A recent DEVO fandom YouTube-rabbit-hole led me to a late 80s interview with Robert Mothersbaugh, Sr., father of DEVO members Mark and Bob Mothersbaugh. I found myself enamored with this interview which was not in-and-of-itself emotional in any way, but it inspired great emotion in me, as a viewer, watching this extremely straight-laced midwestern granddad describe his sons’ band and his pride in their accomplishments. For as subjectively weird of a band as DEVO were, Mr. Mothersbaugh’s almost-folksy, matter of fact descriptions of the band and their philosophy are extremely charming.

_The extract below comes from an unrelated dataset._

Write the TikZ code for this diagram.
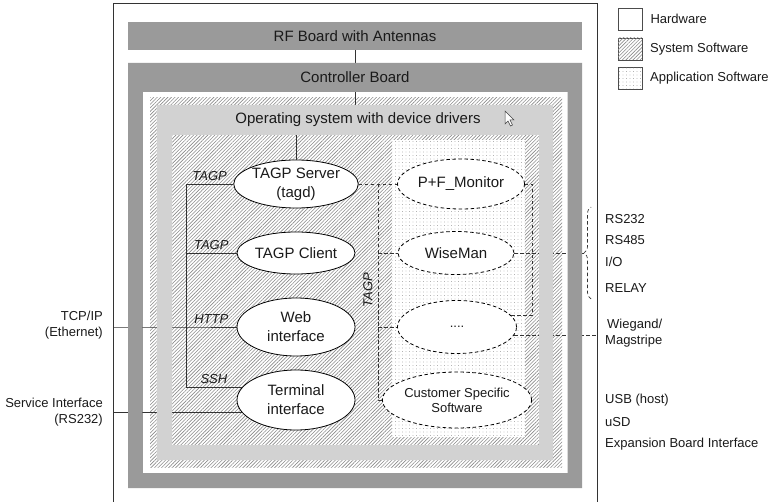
\documentclass[tikz,border=0pt]{standalone}
\usepackage{fontspec}
\setmainfont{Liberation Sans}
\usetikzlibrary{positioning,calc,shapes.geometric,patterns.meta,decorations.pathreplacing}
\definecolor{boardgray}{HTML}{9A9A9A}
\definecolor{osgray}{HTML}{D2D2D2}
\definecolor{hatchgray}{HTML}{8C8C8C}
\definecolor{dotgray}{HTML}{8A8A8A}
\definecolor{inkgray}{HTML}{1A1A1A}
\tikzset{
  board/.style={rectangle, fill=boardgray, inner sep=0pt, outer sep=0pt},
  syssw/.style={rectangle, fill=white, inner sep=0pt, outer sep=0pt,
                postaction={pattern={Lines[angle=45, distance=2.5pt, line width=0.6pt]}, pattern color=hatchgray}},
  appsw/.style={rectangle, fill=white, inner sep=0pt, outer sep=0pt,
                postaction={pattern={Dots[distance=3.5pt, radius=0.45pt]}, pattern color=dotgray}},
  bandtitle/.style={font=\fontsize{15}{17}\selectfont, text=inkgray, inner sep=0pt, outer sep=0pt},
  hwproc/.style={ellipse, draw=black, line width=0.8pt, fill=white, minimum width=118pt,
                 inner sep=0pt, align=center, text=inkgray, font=\fontsize{15}{19}\selectfont},
  approc/.style={hwproc, dash pattern=on 3.5pt off 2.5pt},
  link/.style={draw=black!80, line width=0.7pt},
  dlink/.style={link, dash pattern=on 3.5pt off 2.5pt},
  proto/.style={font=\fontsize{13}{15}\selectfont\itshape, text=inkgray},
  iface/.style={font=\fontsize{13}{16}\selectfont, text=inkgray, inner sep=0pt, anchor=west},
  legbox/.style={draw=black!70, line width=0.6pt, minimum width=24pt, minimum height=22pt},
}

\begin{document}
\begin{tikzpicture}[x=1pt,y=-1pt]
\useasboundingbox (0,0) rectangle (770,502);
\coordinate (lft) at (113,3);
\coordinate (rgt) at (597,3);
\draw[link] (113,502) -- (lft) -- (rgt) -- (597,502);

\node[board, bandtitle, minimum width=454pt, minimum height=28pt] (rf) at (355,36) {RF Board with Antennas};
\node[board, minimum width=454pt, minimum height=425pt] (ctrl) at (355,275.5) {};
\node[rectangle, fill=white, inner sep=0pt, minimum width=425pt, minimum height=381pt] (hw) at (355,282.5) {};
\node[syssw, minimum width=412pt, minimum height=369pt] (sys) at (356,282.5) {};
\node[rectangle, fill=osgray, inner sep=0pt, minimum width=396pt, minimum height=355pt] (os) at (355,282.5) {};
\node[syssw, minimum width=367pt, minimum height=310pt] (drv) at (355.5,290) {};
\node[appsw, minimum width=133pt, minimum height=297pt] (app) at (458.5,288.5) {};

\draw[link] (rf.south) -- (ctrl.north);
\draw[link] (hw.north) -- (os.north);

\coordinate (lbus) at (186,0);
\coordinate (abus) at (378,0);
\coordinate (rbus) at (532,0);
\coordinate (brtip) at (584,253);

\node[hwproc, minimum height=48pt] (srv) at (296,184) {TAGP Server\\(tagd)};
\node[hwproc, minimum height=42pt] (cli) at (296,253) {TAGP Client};
\node[hwproc, minimum height=58pt] (web) at (296,327) {Web\\interface};
\node[hwproc, minimum height=60pt] (term) at (296,400) {Terminal\\interface};
\node[approc, minimum width=127pt, minimum height=50pt] (pf) at (461,184) {P+F\_Monitor};
\node[approc, minimum width=116pt, minimum height=43pt] (wise) at (456,253) {WiseMan};
\node[approc, minimum width=119pt, minimum height=53pt, font=\fontsize{13}{15}\selectfont] (dots) at (457,327) {....};
\node[approc, minimum width=119pt, minimum height=56pt, font=\fontsize{13}{15}\selectfont] (cust) at (457,400) {Customer Specific\\Software};

\draw[link] (srv.north |- drv.north) -- (srv.north);
\draw[link] (srv.west) -- node[proto, above]{TAGP} (srv.west -| lbus) -- (term.167 -| lbus)
  -- node[proto, above]{SSH} (term.167);
\draw[link] (cli.west) -- node[proto, above]{TAGP} (cli.west -| lbus);
\draw[link] (web.west -| lft) -- (web.west -| lbus) -- node[proto, above]{HTTP} (web.west);
\draw[link] (term.193 -| lft) -- (term.193);

\draw[dlink] (srv.east) -- (pf.west);
\draw[dlink] (srv.east -| abus) -- (cust.west -| abus) -- (cust.west);
\draw[dlink] (wise.west -| abus) -- (wise.west);
\draw[dlink] (dots.west -| abus) -- (dots.west);
\draw[dlink] (pf.east) -- (pf.east -| rbus) -- (dots.12 -| rbus) -- (dots.12);
\draw[dlink] (wise.east) -- (brtip);
\draw[dlink] (dots.352) -- (dots.352 -| rgt);

\fill[boardgray, even odd rule] (ctrl.north west) rectangle (ctrl.south east) (hw.north west) rectangle (hw.south east);
\fill[osgray, even odd rule] (os.north west) rectangle (os.south east) (drv.north west) rectangle (drv.south east);
\node[bandtitle] (ctrlt) at (355,77.5) {Controller Board};
\node[bandtitle] (ost) at (358,120) {Operating system with device drivers};
\node[proto, rotate=90] (tagpv) at (368,290) {TAGP};
\draw[black!75, fill=white, line width=0.5pt] (505,111) -- ++(0,13) -- ++(3,-3) -- ++(2.5,5)
  -- ++(2,-1) -- ++(-2.5,-5) -- ++(4,0) -- cycle;

\draw[dlink, decorate, decoration={brace, amplitude=7pt}] (591,299) -- (591,207);

\node[iface] (rs232) at (605,219) {RS232};
\node[iface] (rs485) at (605,240) {RS485};
\node[iface] (io) at (605,262) {I/O};
\node[iface] (relay) at (605,288) {RELAY};
\node[iface, align=left] (wieg) at (605,333) {\hspace{2pt}Wiegand/\\Magstripe};
\node[iface] (usb) at (605,400) {USB (host)};
\node[iface] (usd) at (605,422) {uSD};
\node[iface] (exp) at (605,444) {Expansion Board Interface};
\node[iface, anchor=east, align=right] (tcp) at (103,325) {TCP/IP\\(Ethernet)};
\node[iface, anchor=east, align=right] (svc) at (103,412.5) {Service Interface\\(RS232)};

\node[legbox, fill=white] (leghw) at (630,19) {};
\node[syssw, legbox] (legsys) at (630,49) {};
\node[appsw, legbox] (legapp) at (630,78) {};
\node[iface, right=8pt of leghw] {Hardware};
\node[iface, right=8pt of legsys] {System Software};
\node[iface, right=8pt of legapp] {Application Software};
\end{tikzpicture}
\end{document}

Mothersbaugh, who played the character of “General Boy” in a handful of DEVO videos and short films, explains how he was originally roped into playing the character: He was given the part when another actor couldn’t (or refused) to make it to a DEVO film shoot and it just so happened that the military jacket costume fit him.
In the interview which takes place around the time of the Now It Can Be Told album, Mothersbaugh discusses his opinions on changes in DEVO’s sound, explaining that he feels the sound of the band at that time was returning more to their roots, and that it had previously become in his words “too mechanized”—probably referring to the albums Oh No, It’s DEVO and Shout.
He talks about supporting “one hundred and one percent” the fledgling band, which included not just his sons Mark and Bob, but also his son Jim, DEVO’s second drummer before Alan Myers. He goes into some detail about Jim’s invention of synthesized drums for the band before going to work for the Roland company, developing MIDI technology.
He talks a bit about his granddaughter, Alex, being in the DEVO offshoot band Visiting Kids.
When asked about his son Mark’s artwork, the elder Mothersbaugh describes his son as a “genius” and later describes one of his fondest memories as seeing his sons “entertaining” on television for the first time.
If you are a DEVO fan, this charming interview is well worth your time.